When walking around campus, students are constantly surrounded by construction. There are so many plans that are currently going on, even without in-person classes. One of the hopes of both students and construction employees is that some of these tasks can be completed before students are allowed back on campus.
Dave Irvin, associate vice chancellor of Facilities Services at UT, said that since construction is considered essential, as laid out by Gov. Bill Lee, his department is currently trying to figure out how to best carry out the plans while still being mindful of campus and the employees working on these projects. There is a desire to continue construction, especially those projects that were started mid-year and have such tight schedules, and get as much done before students and faculty return.

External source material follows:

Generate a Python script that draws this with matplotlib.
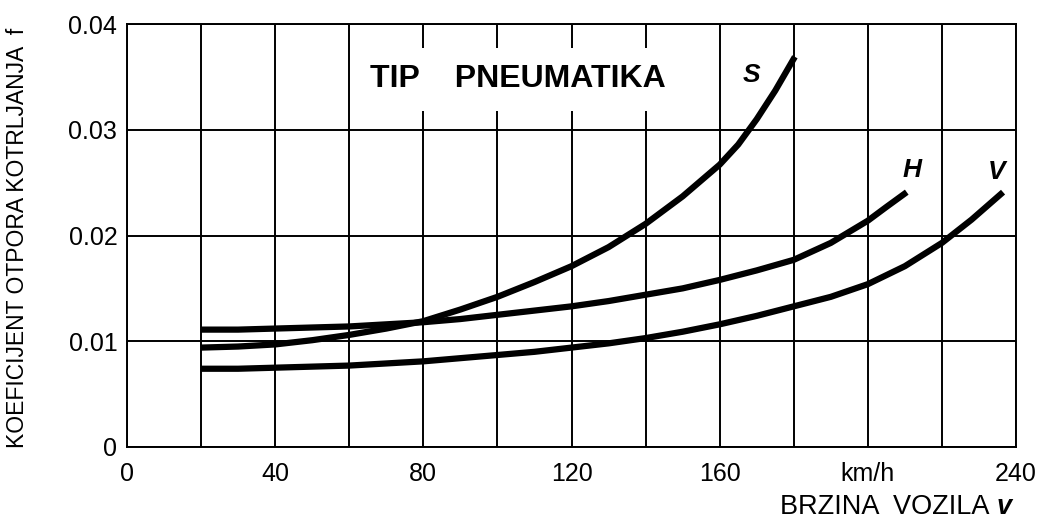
import matplotlib
matplotlib.use('Agg')
import matplotlib.pyplot as plt

# Rolling resistance coefficient vs. vehicle speed, by tyre type
speed_s = [20, 30, 40, 50, 60, 70, 80, 90, 100, 110, 120, 130, 140, 150, 160,
           165, 170, 175, 180.3]
coef_s = [0.0094, 0.0095, 0.0097, 0.0101, 0.0106, 0.0112, 0.0119, 0.0130, 0.0142,
          0.0156, 0.0171, 0.0189, 0.0211, 0.0237, 0.0267, 0.0286, 0.0310, 0.0337,
          0.0369]

speed_h = [20, 30, 40, 50, 60, 70, 80, 90, 100, 110, 120, 130, 140, 150, 160, 170,
           180, 190, 200, 205, 210.5]
coef_h = [0.0111, 0.0111, 0.0112, 0.0113, 0.0114, 0.0116, 0.0118, 0.0121, 0.0125,
          0.0129, 0.0133, 0.0138, 0.0144, 0.0150, 0.0158, 0.0167, 0.0177, 0.0193,
          0.0214, 0.0227, 0.0241]

speed_v = [20, 30, 40, 50, 60, 70, 80, 90, 100, 110, 120, 130, 140, 150, 160, 170,
           180, 190, 200, 210, 220, 228, 236.5]
coef_v = [0.0074, 0.0074, 0.0075, 0.0076, 0.0077, 0.0079, 0.0081, 0.0084, 0.0087,
          0.0090, 0.0094, 0.0098, 0.0103, 0.0109, 0.0116, 0.0124, 0.0133, 0.0142,
          0.0154, 0.0171, 0.0193, 0.0215, 0.0241]

x_ticks = list(range(0, 241, 20))
x_labels = ['0', '', '40', '', '80', '', '120', '', '160', '', 'km/h', '', '240']
y_ticks = [0, 0.01, 0.02, 0.03, 0.04]
y_labels = ['0', '0.01', '0.02', '0.03', '0.04']

fig = plt.figure(figsize=(10.41, 5.2), dpi=100)
ax = fig.add_axes([0.122, 0.1404, 0.854, 0.8134])

ax.set_xlim(0, 240)
ax.set_ylim(0, 0.04)
ax.set_xticks(x_ticks)
ax.set_xticklabels(x_labels, fontsize=18, family='Liberation Sans')
ax.set_yticks(y_ticks)
ax.set_yticklabels(y_labels, fontsize=18, family='Liberation Sans')
ax.tick_params(axis='x', length=0, pad=11)
ax.tick_params(axis='y', length=0, pad=7)
ax.grid(True, color='black', linewidth=1.4)
ax.set_axisbelow(True)
for sp in ax.spines.values():
    sp.set_linewidth(1.4)

for xs, ys in [(speed_s, coef_s), (speed_h, coef_h), (speed_v, coef_v)]:
    ax.plot(xs, ys, color='black', linewidth=4.5, solid_capstyle='butt', zorder=3)

ax.text(65.5, 0.0340, 'TIP    PNEUMATIKA', fontsize=23, fontweight='bold',
        family='Liberation Sans', va='baseline', ha='left',
        bbox=dict(facecolor='white', edgecolor='none', pad=12), zorder=2)

lbl = dict(fontsize=19, fontweight='bold', style='italic', family='Liberation Sans',
           ha='center', va='baseline', zorder=4)
ax.text(168.5, 0.0345, 'S', **lbl)
ax.text(212, 0.0255, 'H', **lbl)
ax.text(234.7, 0.0253, 'V', **lbl)

fig.text(0.017, 0.542, 'KOEFICIJENT OTPORA KOTRLJANJA  f', rotation=90,
         fontsize=16.5, family='Liberation Sans', ha='center', va='center')
fig.text(0.951, 0.012, 'BRZINA  VOZILA', fontsize=19.5,
         family='Liberation Sans', ha='right', va='baseline')
fig.text(0.957, 0.012, 'v', fontsize=19.5, fontweight='bold', style='italic',
         family='Liberation Sans', ha='left', va='baseline')

fig.savefig('out.png', dpi=100, facecolor='white')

Irvin added that the department has been carefully monitoring the outbreak of COVID-19.
“Before any project could continue, we required each contractor to submit a COVID-19 plan, detailing how they would undertake their projects while providing needed protection. Once those were submitted and reviewed, and we were comfortable safety protocols would be in place, construction companies were allowed to continue,” Irvin said.
Some of the projects that have been continuing are the construction of the new Engineering Building and West Dining Facility.

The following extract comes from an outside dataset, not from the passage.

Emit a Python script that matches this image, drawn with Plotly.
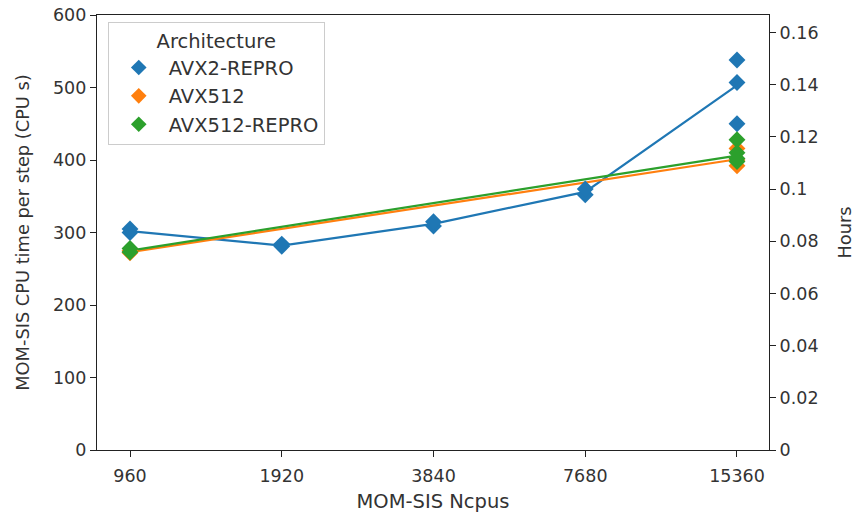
import plotly.graph_objects as go

ncpus = [960, 1920, 3840, 7680, 15360]
tick_labels = ["960", "1920", "3840", "7680", "15360"]

# individual samples (CPU s per step)
avx2_x = [960, 960, 1920, 1920, 3840, 3840, 7680, 7680, 15360, 15360, 15360]
avx2_y = [300, 305, 281, 284, 309, 315, 352, 360, 538, 507, 450]
avx512_x = [960, 960, 15360, 15360, 15360]
avx512_y = [272, 275, 416, 400, 392]
avx512r_x = [960, 960, 15360, 15360, 15360, 15360]
avx512r_y = [273, 278, 428, 410, 402, 398]

# mean lines
avx2_line_x = [960, 1920, 3840, 7680, 15360]
avx2_line_y = [302, 282, 312, 356, 503]
avx512_line_x = [960, 15360]
avx512_line_y = [273, 401]
avx512r_line_x = [960, 15360]
avx512r_line_y = [275, 406]

hours_ticks = [0, 0.02, 0.04, 0.06, 0.08, 0.1, 0.12, 0.14, 0.16]
hours_labels = ["0", "0.02", "0.04", "0.06", "0.08", "0.1", "0.12", "0.14", "0.16"]

colors = ["#1f77b4", "#ff7f0e", "#2ca02c"]
names = ["AVX2-REPRO", "AVX512", "AVX512-REPRO"]

TFS = 17.5   # tick labels
FS = 19.5    # x title / legend
YFS = 17.8   # y titles

fig = go.Figure()
for lx, ly, c in [(avx2_line_x, avx2_line_y, colors[0]),
                  (avx512_line_x, avx512_line_y, colors[1]),
                  (avx512r_line_x, avx512r_line_y, colors[2])]:
    fig.add_trace(go.Scatter(x=lx, y=ly, mode="lines", line=dict(color=c, width=2.2),
                             showlegend=False, hoverinfo="skip"))
for px, py, c, n in [(avx2_x, avx2_y, colors[0], names[0]),
                     (avx512_x, avx512_y, colors[1], names[1]),
                     (avx512r_x, avx512r_y, colors[2], names[2])]:
    fig.add_trace(go.Scatter(x=px, y=py, mode="markers", name=n,
                             marker=dict(symbol="diamond", size=13, color=c)))

# invisible trace for right axis
fig.add_trace(go.Scatter(x=[960], y=[0], yaxis="y2", mode="markers",
                         marker=dict(opacity=0), showlegend=False, hoverinfo="skip"))

axis_common = dict(showline=True, linecolor="#222", linewidth=1.2, ticks="outside",
                   ticklen=6, tickcolor="#222", showgrid=False, zeroline=False,
                   automargin=False, tickfont=dict(size=TFS, color="#333"))

fig.update_layout(
    width=860, height=513,
    margin=dict(l=97, r=91, t=15, b=63),
    plot_bgcolor="white", paper_bgcolor="white",
    font=dict(family="DejaVu Sans", size=FS, color="#333"),
    xaxis=dict(type="log", range=[2.9168, 4.2499], tickvals=ncpus, ticktext=tick_labels,
               title=dict(text="MOM-SIS Ncpus", standoff=13, font=dict(size=FS)),
               ticklabelstandoff=4, mirror=True, **axis_common),
    yaxis=dict(range=[0, 600], tickvals=[0, 100, 200, 300, 400, 500, 600],
               title=dict(text="MOM-SIS CPU time per step (CPU s)", standoff=18, font=dict(size=YFS)),
               **axis_common),
    yaxis2=dict(range=[0, 600 / 3600], overlaying="y", side="right",
                tickvals=hours_ticks, ticktext=hours_labels,
                title=dict(text="Hours", standoff=20, font=dict(size=YFS)),
                **axis_common),
    legend=dict(x=0.016, y=0.984, xanchor="left", yanchor="top",
                bordercolor="#cccccc", borderwidth=1, bgcolor="rgba(255,255,255,0.8)",
                title=dict(text="Architecture", side="top center", font=dict(size=FS)),
                font=dict(size=FS), itemsizing="constant", itemwidth=50),
    showlegend=True,
)

fig.write_html("out.html", config={"displayModeBar": False},
               post_script="document.body.style.margin='0px';")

Smaller projects will be on hold until around May 4. Other projects, such as any renovations to classrooms, are prioritized and most likely will be done before the start of the fall semester, so that they can be complete when students hopefully return to campus. Overall, Facilities Services is taking the health of the construction employees into consideration as well as maintaining campus as best as they can.

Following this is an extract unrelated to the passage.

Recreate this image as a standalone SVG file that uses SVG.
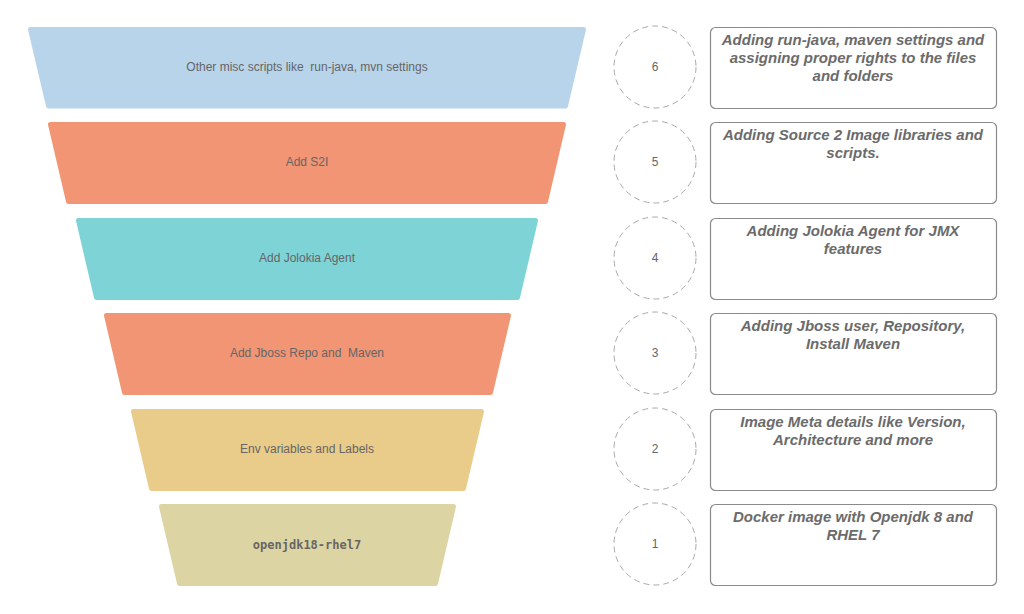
<svg xmlns="http://www.w3.org/2000/svg" width="1024" height="614" viewBox="0 0 1024 614">
<style>
.trap{stroke-width:5;stroke-linejoin:round}
.lbl{font-family:"Liberation Sans",Arial,sans-serif;font-size:12px;fill:#666;text-anchor:middle;white-space:pre}
.mono{font-family:"DejaVu Sans Mono","Liberation Mono",monospace;font-size:12px;font-weight:bold;fill:#666;text-anchor:middle}
.circ{fill:#fff;stroke:#aaa;stroke-width:1;stroke-dasharray:6 4}
.num{font-family:"Liberation Sans",Arial,sans-serif;font-size:12px;fill:#666;text-anchor:middle}
.box{fill:#fff;stroke:#8a8a8a;stroke-width:1.2}
.desc{font-family:"Liberation Sans",Arial,sans-serif;font-size:15px;font-weight:bold;font-style:italic;fill:#6b6b6b;text-anchor:middle}
</style>
<rect width="1024" height="614" fill="#fff"/>
<g id="layer6">
<polygon class="trap" fill="#b8d4ea" stroke="#b8d4ea" points="30.5,29.5 583.5,29.5 565.5,106 48.5,106"/>
<text class="lbl" x="307" y="71" xml:space="preserve">Other misc scripts like  run-java, mvn settings</text>
</g>
<g id="layer5">
<polygon class="trap" fill="#f19574" stroke="#f19574" points="50.5,124.5 563.5,124.5 545.5,201.5 68.5,201.5"/>
<text class="lbl" x="307" y="166">Add S2I</text>
</g>
<g id="layer4">
<polygon class="trap" fill="#7dd3d6" stroke="#7dd3d6" points="78.5,220.5 535.5,220.5 517.5,297.5 96.5,297.5"/>
<text class="lbl" x="307" y="262">Add Jolokia Agent</text>
</g>
<g id="layer3">
<polygon class="trap" fill="#f19574" stroke="#f19574" points="106.5,315.5 508.5,315.5 490.5,392.5 124.5,392.5"/>
<text class="lbl" x="307" y="357" xml:space="preserve">Add Jboss Repo and  Maven</text>
</g>
<g id="layer2">
<polygon class="trap" fill="#e9cb8a" stroke="#e9cb8a" points="133.5,411.5 481.5,411.5 463.5,488.5 151.5,488.5"/>
<text class="lbl" x="307" y="453">Env variables and Labels</text>
</g>
<g id="layer1">
<polygon class="trap" fill="#ddd4a4" stroke="#ddd4a4" points="161.5,506.5 453.5,506.5 435.5,583.5 179.5,583.5"/>
<text class="mono" x="307" y="549">openjdk18-rhel7</text>
</g>
<g id="step6"><circle class="circ" cx="655" cy="67" r="41"/><text class="num" x="655" y="71">6</text></g>
<g id="step5"><circle class="circ" cx="655" cy="162" r="41"/><text class="num" x="655" y="166">5</text></g>
<g id="step4"><circle class="circ" cx="655" cy="258" r="41"/><text class="num" x="655" y="262">4</text></g>
<g id="step3"><circle class="circ" cx="655" cy="353" r="41"/><text class="num" x="655" y="357">3</text></g>
<g id="step2"><circle class="circ" cx="655" cy="449" r="41"/><text class="num" x="655" y="453">2</text></g>
<g id="step1"><circle class="circ" cx="655" cy="544" r="41"/><text class="num" x="655" y="548">1</text></g>
<g id="desc6"><rect class="box" x="710.5" y="27.5" width="286" height="81" rx="5"/>
<text class="desc" x="853" y="45">Adding run-java, maven settings and</text>
<text class="desc" x="853" y="63">assigning proper rights to the files</text>
<text class="desc" x="853" y="81">and folders</text></g>
<g id="desc5"><rect class="box" x="710.5" y="122.5" width="286" height="81" rx="5"/>
<text class="desc" x="853" y="140">Adding Source 2 Image libraries and</text>
<text class="desc" x="853" y="158">scripts.</text></g>
<g id="desc4"><rect class="box" x="710.5" y="218.5" width="286" height="81" rx="5"/>
<text class="desc" x="853" y="236">Adding Jolokia Agent for JMX</text>
<text class="desc" x="853" y="254">features</text></g>
<g id="desc3"><rect class="box" x="710.5" y="313.5" width="286" height="81" rx="5"/>
<text class="desc" x="853" y="331">Adding Jboss user, Repository,</text>
<text class="desc" x="853" y="349">Install Maven</text></g>
<g id="desc2"><rect class="box" x="710.5" y="409.5" width="286" height="81" rx="5"/>
<text class="desc" x="853" y="427">Image Meta details like Version,</text>
<text class="desc" x="853" y="445">Architecture and more</text></g>
<g id="desc1"><rect class="box" x="710.5" y="504.5" width="286" height="81" rx="5"/>
<text class="desc" x="853" y="522">Docker image with Openjdk 8 and</text>
<text class="desc" x="853" y="540">RHEL 7</text></g>
<g id="connectors"/>
</svg>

The new Engineering Building is currently “the largest academic building under construction at the university,” according to UT’s Facilities Services. Once completed, it will be the home to the sixth-ranked nuclear engineering department among public universities in the nation. The new Engineering Building will also allow the Tickle College of Engineering to expand and take care of their needs due to the college doubling its enrollment over the past ten years.
The new West Dining Facility is a part of the West Campus Redevelopment Project and will be located where the residential Humes Hall once stood. It will house a new Fresh Food Company, such as the one in Stokely Hall, and a full-service Chick-fil-A. In recent years, new residence halls — including Dogwood, Magnolia, Orange and the now defunct White — have been built on the west side of campus as well. Dogwood and Magnolia showcase the collegiate gothic style that the university wants to explore within their new and ongoing projects around campus.
Most recently, another ongoing project is the expansion of Pedestrian Walkway, which is set to extend to the corner of Andy Holt Avenue and Pat Head Summit Street.
Construction is expected to be complete before students come back on campus, but it will start with prioritizing the projects and taking the employees’ health into consideration.